Exercise instructions: Whenever a line below holds the word "this", copy that line.

Entries shown:
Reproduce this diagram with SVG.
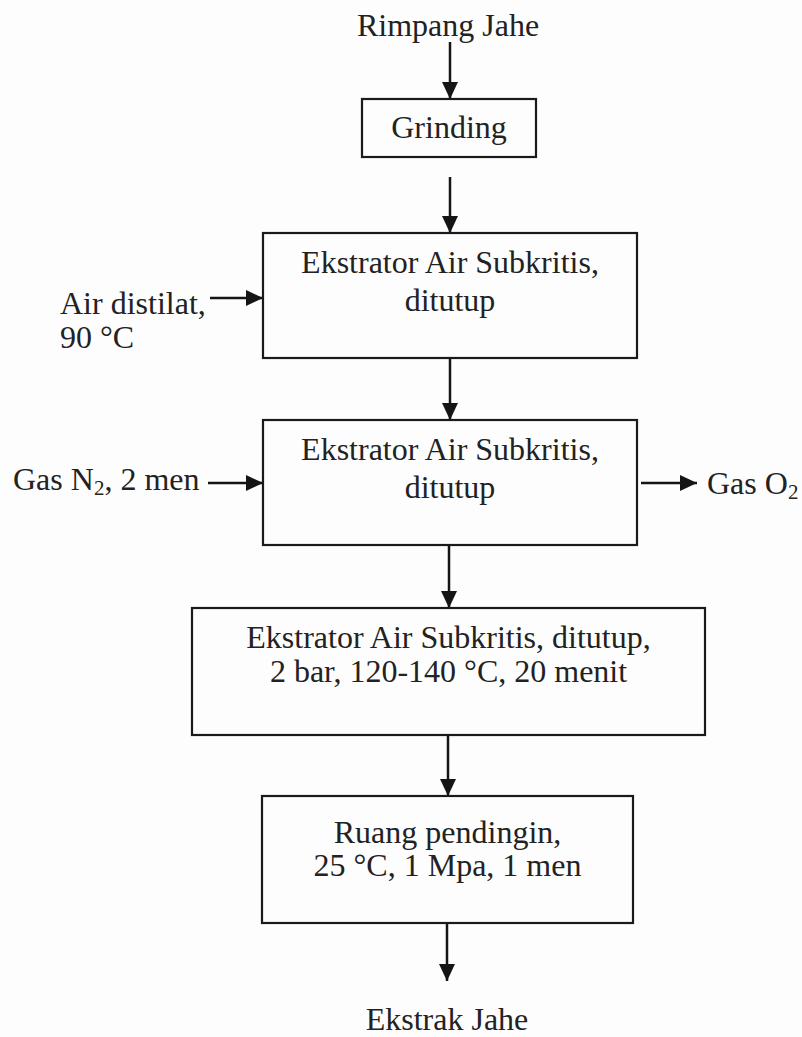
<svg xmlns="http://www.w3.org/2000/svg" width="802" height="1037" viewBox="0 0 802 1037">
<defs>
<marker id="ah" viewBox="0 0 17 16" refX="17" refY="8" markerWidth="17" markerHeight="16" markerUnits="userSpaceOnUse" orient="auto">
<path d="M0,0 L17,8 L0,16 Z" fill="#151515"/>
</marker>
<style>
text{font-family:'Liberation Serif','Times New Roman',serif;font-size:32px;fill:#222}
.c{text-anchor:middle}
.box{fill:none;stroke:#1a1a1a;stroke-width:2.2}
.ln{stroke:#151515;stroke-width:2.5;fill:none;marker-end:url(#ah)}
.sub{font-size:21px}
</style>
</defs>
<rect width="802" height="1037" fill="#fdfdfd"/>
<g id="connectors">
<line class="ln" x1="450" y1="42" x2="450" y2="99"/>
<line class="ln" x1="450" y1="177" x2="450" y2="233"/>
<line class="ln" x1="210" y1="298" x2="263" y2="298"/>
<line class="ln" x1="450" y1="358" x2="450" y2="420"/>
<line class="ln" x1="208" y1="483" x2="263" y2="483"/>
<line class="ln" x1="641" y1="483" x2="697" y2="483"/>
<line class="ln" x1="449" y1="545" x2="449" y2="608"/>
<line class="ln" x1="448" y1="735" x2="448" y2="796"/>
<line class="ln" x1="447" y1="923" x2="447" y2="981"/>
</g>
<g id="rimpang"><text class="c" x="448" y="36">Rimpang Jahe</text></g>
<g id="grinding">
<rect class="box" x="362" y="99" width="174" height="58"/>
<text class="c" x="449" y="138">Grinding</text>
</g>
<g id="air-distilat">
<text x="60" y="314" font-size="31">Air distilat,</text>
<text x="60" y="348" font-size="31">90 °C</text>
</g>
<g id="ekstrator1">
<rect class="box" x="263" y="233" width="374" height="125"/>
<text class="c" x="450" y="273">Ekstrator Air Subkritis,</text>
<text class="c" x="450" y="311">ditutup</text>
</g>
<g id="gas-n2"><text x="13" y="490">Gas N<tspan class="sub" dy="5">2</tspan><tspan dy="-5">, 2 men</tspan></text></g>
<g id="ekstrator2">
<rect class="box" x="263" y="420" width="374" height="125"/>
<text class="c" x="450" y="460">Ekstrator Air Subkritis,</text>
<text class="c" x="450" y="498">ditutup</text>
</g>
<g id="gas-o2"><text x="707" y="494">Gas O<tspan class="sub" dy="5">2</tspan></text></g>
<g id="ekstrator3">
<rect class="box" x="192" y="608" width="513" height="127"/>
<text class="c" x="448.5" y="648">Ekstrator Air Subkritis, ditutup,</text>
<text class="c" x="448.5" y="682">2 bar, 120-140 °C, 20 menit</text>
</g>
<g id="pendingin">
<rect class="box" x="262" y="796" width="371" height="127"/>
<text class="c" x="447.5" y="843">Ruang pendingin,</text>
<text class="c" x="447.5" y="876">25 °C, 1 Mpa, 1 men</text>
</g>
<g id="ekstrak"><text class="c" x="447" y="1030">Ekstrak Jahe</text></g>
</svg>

---

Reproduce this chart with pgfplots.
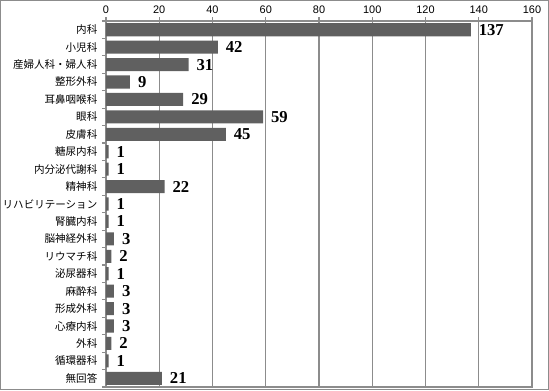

--

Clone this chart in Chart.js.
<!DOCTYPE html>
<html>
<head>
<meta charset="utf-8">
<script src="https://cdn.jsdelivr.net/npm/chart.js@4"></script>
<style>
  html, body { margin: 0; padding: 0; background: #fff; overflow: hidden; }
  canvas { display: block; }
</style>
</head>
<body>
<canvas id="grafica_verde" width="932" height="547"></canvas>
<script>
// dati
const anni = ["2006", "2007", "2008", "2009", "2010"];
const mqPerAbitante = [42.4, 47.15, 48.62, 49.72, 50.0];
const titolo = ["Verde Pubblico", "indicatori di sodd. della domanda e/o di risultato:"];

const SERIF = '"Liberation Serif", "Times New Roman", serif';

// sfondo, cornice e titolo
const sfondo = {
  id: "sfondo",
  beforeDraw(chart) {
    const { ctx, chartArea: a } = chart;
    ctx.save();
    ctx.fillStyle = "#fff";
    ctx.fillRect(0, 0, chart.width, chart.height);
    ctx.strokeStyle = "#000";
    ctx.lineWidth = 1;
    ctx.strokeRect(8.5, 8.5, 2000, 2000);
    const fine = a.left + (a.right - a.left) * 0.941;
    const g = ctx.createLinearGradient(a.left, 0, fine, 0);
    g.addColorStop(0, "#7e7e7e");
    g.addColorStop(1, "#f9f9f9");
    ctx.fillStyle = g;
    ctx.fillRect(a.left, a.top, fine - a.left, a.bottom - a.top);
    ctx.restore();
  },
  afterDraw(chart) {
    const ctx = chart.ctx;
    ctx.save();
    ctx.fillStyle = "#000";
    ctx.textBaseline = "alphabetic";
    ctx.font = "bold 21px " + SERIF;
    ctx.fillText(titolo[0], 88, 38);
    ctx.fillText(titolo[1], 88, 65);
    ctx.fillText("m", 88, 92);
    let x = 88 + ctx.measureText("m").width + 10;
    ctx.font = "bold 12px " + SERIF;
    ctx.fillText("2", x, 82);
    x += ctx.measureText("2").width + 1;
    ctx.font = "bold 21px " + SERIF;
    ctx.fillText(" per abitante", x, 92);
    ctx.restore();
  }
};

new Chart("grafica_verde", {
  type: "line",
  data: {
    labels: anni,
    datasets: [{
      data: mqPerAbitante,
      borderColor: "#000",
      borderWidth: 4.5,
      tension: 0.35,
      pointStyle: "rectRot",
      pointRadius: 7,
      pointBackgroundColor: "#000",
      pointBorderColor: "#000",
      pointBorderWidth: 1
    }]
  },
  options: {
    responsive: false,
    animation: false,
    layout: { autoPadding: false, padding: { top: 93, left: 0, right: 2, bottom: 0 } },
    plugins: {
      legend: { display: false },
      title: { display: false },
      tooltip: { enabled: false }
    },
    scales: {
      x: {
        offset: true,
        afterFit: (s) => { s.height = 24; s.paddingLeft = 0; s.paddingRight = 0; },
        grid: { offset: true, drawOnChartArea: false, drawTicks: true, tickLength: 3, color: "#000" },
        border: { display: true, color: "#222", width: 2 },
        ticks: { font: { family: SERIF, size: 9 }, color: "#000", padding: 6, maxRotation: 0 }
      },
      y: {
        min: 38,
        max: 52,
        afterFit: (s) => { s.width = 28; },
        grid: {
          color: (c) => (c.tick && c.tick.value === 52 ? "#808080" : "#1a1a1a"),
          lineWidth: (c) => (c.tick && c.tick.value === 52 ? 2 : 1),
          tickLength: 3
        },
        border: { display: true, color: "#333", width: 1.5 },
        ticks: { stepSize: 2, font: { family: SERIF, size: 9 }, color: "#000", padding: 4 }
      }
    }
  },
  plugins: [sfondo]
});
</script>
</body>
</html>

Correct response:
Reproduce this diagram with SVG.
Reproduce this chart with pgfplots.
Clone this chart in Chart.js.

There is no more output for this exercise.